主人公は様々なクイズを解いてきた人生でした。
そしてある時、クイズに正解すれば人生が肯定される、ということに気づきます。
その考え方はラストの「クイズとは人生である」という一言に集約されています。

一方で、ライバルは過去をうまく利用しています。
過去をうまく使い、虚実を織り交ぜ、今後のYouTubeやサロンの成功を画策しているのです。

すなわち、主人公は人生を【美化している】、ライバルは【踏み台にしている】と対比できないでしょうか。

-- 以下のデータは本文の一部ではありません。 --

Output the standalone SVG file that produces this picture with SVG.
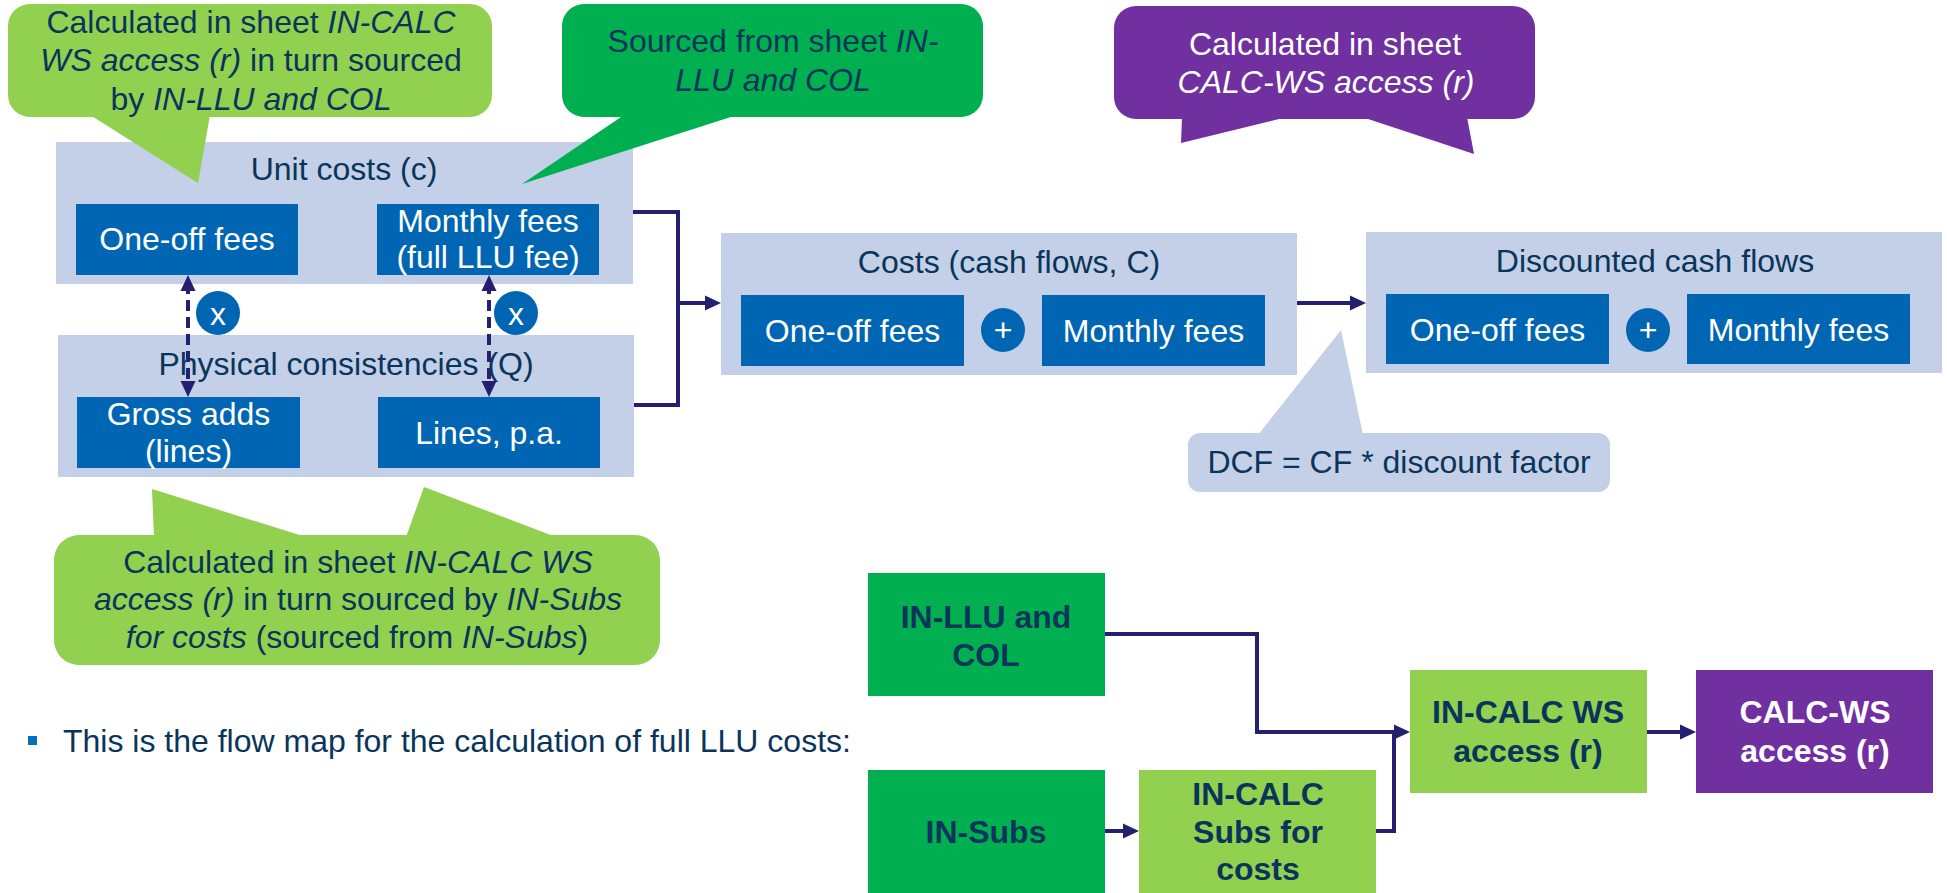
<svg xmlns="http://www.w3.org/2000/svg" width="1947" height="893" viewBox="0 0 1947 893">
  <style>
    text { font-family: "Liberation Sans", Arial, sans-serif; font-size: 32px; text-anchor: middle; }
    .dk { fill: #0a355b; }
    .wt { fill: #ffffff; }
    .b { font-weight: bold; }
    .i { font-style: italic; }
    .panel { fill: #c4cfe8; }
    .blue { fill: #0066b3; }
    .lgreen { fill: #92d050; }
    .green { fill: #00b050; }
    .purple { fill: #7030a0; }
    .link { fill: none; stroke: #241f6f; stroke-width: 4; }
    .dash { stroke-dasharray: 11 6; }
  </style>
  <defs>
    <marker id="arrow" markerUnits="userSpaceOnUse" viewBox="0 0 16 16" refX="8" refY="8" markerWidth="16" markerHeight="16" orient="auto-start-reverse">
      <path d="M0,0.5 L16,8 L0,15.5 Z" fill="#241f6f"/>
    </marker>
  </defs>

  <!-- Unit costs panel -->
  <g id="unit-costs">
    <rect class="panel" x="56" y="142" width="577" height="142"/>
    <text class="dk" x="344" y="180">Unit costs (c)</text>
    <rect class="blue" x="76" y="204" width="222" height="71"/>
    <text class="wt" x="187" y="250">One-off fees</text>
    <rect class="blue" x="377" y="204" width="222" height="71"/>
    <text class="wt" x="488" y="232">Monthly fees</text>
    <text class="wt" x="488" y="268">(full LLU fee)</text>
  </g>

  <!-- Physical consistencies panel -->
  <g id="physical-consistencies">
    <rect class="panel" x="58" y="335" width="576" height="142"/>
    <text class="dk" x="346" y="375">Physical consistencies (Q)</text>
    <rect class="blue" x="77" y="397" width="223" height="71"/>
    <text class="wt" x="188.5" y="425">Gross adds</text>
    <text class="wt" x="188.5" y="462">(lines)</text>
    <rect class="blue" x="378" y="397" width="222" height="71"/>
    <text class="wt" x="489" y="444">Lines, p.a.</text>
  </g>

  <!-- Costs panel -->
  <g id="costs">
    <rect class="panel" x="721" y="233" width="576" height="142"/>
    <text class="dk" x="1009" y="273">Costs (cash flows, C)</text>
    <rect class="blue" x="741" y="295" width="223" height="71"/>
    <text class="wt" x="852.5" y="342">One-off fees</text>
    <circle class="blue" cx="1003" cy="330" r="22"/>
    <text class="wt" x="1003" y="341">+</text>
    <rect class="blue" x="1042" y="295" width="223" height="71"/>
    <text class="wt" x="1153.5" y="342">Monthly fees</text>
  </g>

  <!-- Discounted cash flows panel -->
  <g id="discounted-cash-flows">
    <rect class="panel" x="1366" y="232" width="576" height="141"/>
    <text class="dk" x="1655" y="272">Discounted cash flows</text>
    <rect class="blue" x="1386" y="294" width="223" height="70"/>
    <text class="wt" x="1497.5" y="341">One-off fees</text>
    <circle class="blue" cx="1648" cy="330" r="22"/>
    <text class="wt" x="1648" y="341">+</text>
    <rect class="blue" x="1687" y="294" width="223" height="70"/>
    <text class="wt" x="1798.5" y="341">Monthly fees</text>
  </g>

  <!-- Bottom flow of sheets -->
  <g id="in-llu-col">
    <rect class="green" x="868" y="573" width="237" height="123"/>
    <text class="dk b" x="986" y="628">IN-LLU and</text>
    <text class="dk b" x="986" y="666">COL</text>
  </g>
  <g id="in-subs">
    <rect class="green" x="868" y="770" width="237" height="123"/>
    <text class="dk b" x="986" y="843">IN-Subs</text>
  </g>
  <g id="in-calc-subs">
    <rect class="lgreen" x="1139" y="770" width="237" height="123"/>
    <text class="dk b" x="1258" y="805">IN-CALC</text>
    <text class="dk b" x="1258" y="843">Subs for</text>
    <text class="dk b" x="1258" y="880">costs</text>
  </g>
  <g id="in-calc-ws">
    <rect class="lgreen" x="1410" y="670" width="237" height="123"/>
    <text class="dk b" x="1528" y="723">IN-CALC WS</text>
    <text class="dk b" x="1528" y="762">access (r)</text>
  </g>
  <g id="calc-ws">
    <rect class="purple" x="1696" y="670" width="237" height="123"/>
    <text class="wt b" x="1815" y="723">CALC-WS</text>
    <text class="wt b" x="1815" y="762">access (r)</text>
  </g>

  <!-- Connectors -->
  <g id="connectors">
    <path class="link" d="M633,212 H678 V405 H634"/>
    <path class="link" d="M678,303 H713" marker-end="url(#arrow)"/>
    <path class="link" d="M1297,303 H1358" marker-end="url(#arrow)"/>
    <path class="link dash" d="M188,283 V389" marker-start="url(#arrow)" marker-end="url(#arrow)"/>
    <path class="link dash" d="M489,283 V389" marker-start="url(#arrow)" marker-end="url(#arrow)"/>
    <path class="link" d="M1105,634 H1257 V732 H1402" marker-end="url(#arrow)"/>
    <path class="link" d="M1376,831 H1394 V732"/>
    <path class="link" d="M1105,831 H1131" marker-end="url(#arrow)"/>
    <path class="link" d="M1647,732 H1688" marker-end="url(#arrow)"/>
  </g>

  <!-- Multiplication markers -->
  <g id="times-left">
    <circle class="blue" cx="218" cy="313" r="22"/>
    <text class="wt" x="218" y="325">x</text>
  </g>
  <g id="times-right">
    <circle class="blue" cx="516" cy="313" r="22"/>
    <text class="wt" x="516" y="325">x</text>
  </g>

  <!-- Callouts -->
  <g id="note-unit-one-off">
    <rect class="lgreen" x="8" y="4" width="484" height="113" rx="22"/>
    <polygon class="lgreen" points="90,115 198,183 210,115"/>
    <text class="dk" x="251" y="33">Calculated in sheet <tspan class="i">IN-CALC</tspan></text>
    <text class="dk" x="251" y="71"><tspan class="i">WS access (r)</tspan> in turn sourced</text>
    <text class="dk" x="251" y="110">by <tspan class="i">IN-LLU and COL</tspan></text>
  </g>
  <g id="note-unit-monthly">
    <rect class="green" x="562" y="4" width="421" height="113" rx="22"/>
    <polygon class="green" points="624,115 522,184 737,115"/>
    <text class="dk" x="773" y="52">Sourced from sheet <tspan class="i">IN-</tspan></text>
    <text class="dk i" x="773" y="91">LLU and COL</text>
  </g>
  <g id="note-costs">
    <rect class="purple" x="1114" y="6" width="421" height="113" rx="22"/>
    <polygon class="purple" points="1182,117 1181,143 1287,117"/>
    <polygon class="purple" points="1362,117 1474,154 1467,117"/>
    <text class="wt" x="1325" y="55">Calculated in sheet</text>
    <text class="wt i" x="1326" y="93">CALC-WS access (r)</text>
  </g>
  <g id="note-quantities">
    <rect class="lgreen" x="54" y="535" width="606" height="130" rx="25"/>
    <polygon class="lgreen" points="154,537 152,489 306,537"/>
    <polygon class="lgreen" points="406,537 424,487 556,537"/>
    <text class="dk" x="358" y="573">Calculated in sheet <tspan class="i">IN-CALC WS</tspan></text>
    <text class="dk" x="358" y="610"><tspan class="i">access (r)</tspan> in turn sourced by <tspan class="i">IN-Subs</tspan></text>
    <text class="dk" x="357" y="648"><tspan class="i">for costs</tspan> (sourced from <tspan class="i">IN-Subs</tspan>)</text>
  </g>
  <g id="note-dcf">
    <rect class="panel" x="1188" y="433" width="422" height="59" rx="12"/>
    <polygon class="panel" points="1258,435 1341,330 1363,435"/>
    <text class="dk" x="1399" y="473">DCF = CF * discount factor</text>
  </g>

  <!-- Bullet line -->
  <g id="bullet">
    <rect x="28" y="736" width="9" height="9" fill="#0070c0"/>
    <text class="dk" x="63" y="752" style="text-anchor: start">This is the flow map for the calculation of full LLU costs:</text>
  </g>
</svg>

ここに人生に対する2人の考え方の根本的な違いがあると感じました。

人生を『正答化』するということ

私は、主人公はクイズのために自分の人生を過度に美化している、と感じました。

例えば、本書の中盤で主人公が過去に恋人と別れたエピソードです。

別れの理由について、彼女から同棲に向いていなかったと説明された、と主人公は述べています。
彼女と別れた主人公は憔悴しますが、その後のクイズ大会で彼女との思い出を頼りにしてクイズに正解します。
そして、彼女との思い出に意味があったのだ、と感じます。

私は、

これは本書が一人称視点で書かれていることによるトリックではないか?
実は彼女はクイズしか考えていない主人公に嫌気がさしたのではないか?

と考えています。

主人公はその事実を直視できていたのでしょうか?
クイズを通して「彼女との思い出に意味があったのだ」と人生を美化し、自身が抱える問題を直視できていないのではないか、と私には感じられました。

一方で、ライバルは自分の人生を徹底的に利用します。
イジメや過去のクイズでの失敗、そういったものを全て足掛かりにして、人生を進んでいこうとするのです。
主人公にとっては人生を賭けたクイズ大会でさえ、ライバルにとっては踏み台しかなかったのです。

両者とも、自分の人生を正当化しています。
人生を正しい答えにしようとしているという点では、

人生の『正答化』

と言えるかもしれません。

主人公とライバルはどちらも正答化していますが、その方法は真逆です。
著者は両極端の存在として、主人公とライバルを描き出したのではないか、と私は感じました。

主人公は人生を美化したかった。だからこそ、

「百パーセントの確信だった」

という自分を信じ込ませるような言葉で物語は幕を下ろすのではないでしょうか。

まとめ

私は、多かれ少なかれ、誰しもが自分の人生を正答化しようとしていると思います。

しかし、主人公もライバルも、非常に極端です。

過度に美化するのも、全てを踏み台のようにして進んでいくことも、決して良いことだとは思えませんでした。
人生には誤りがあって、それを認めてもいいのではないでしょうか。

結局何事もほどほどがいいよね、というありきたりな結論で終わりにしたいと思います。

ご覧いただき、ありがとうございました。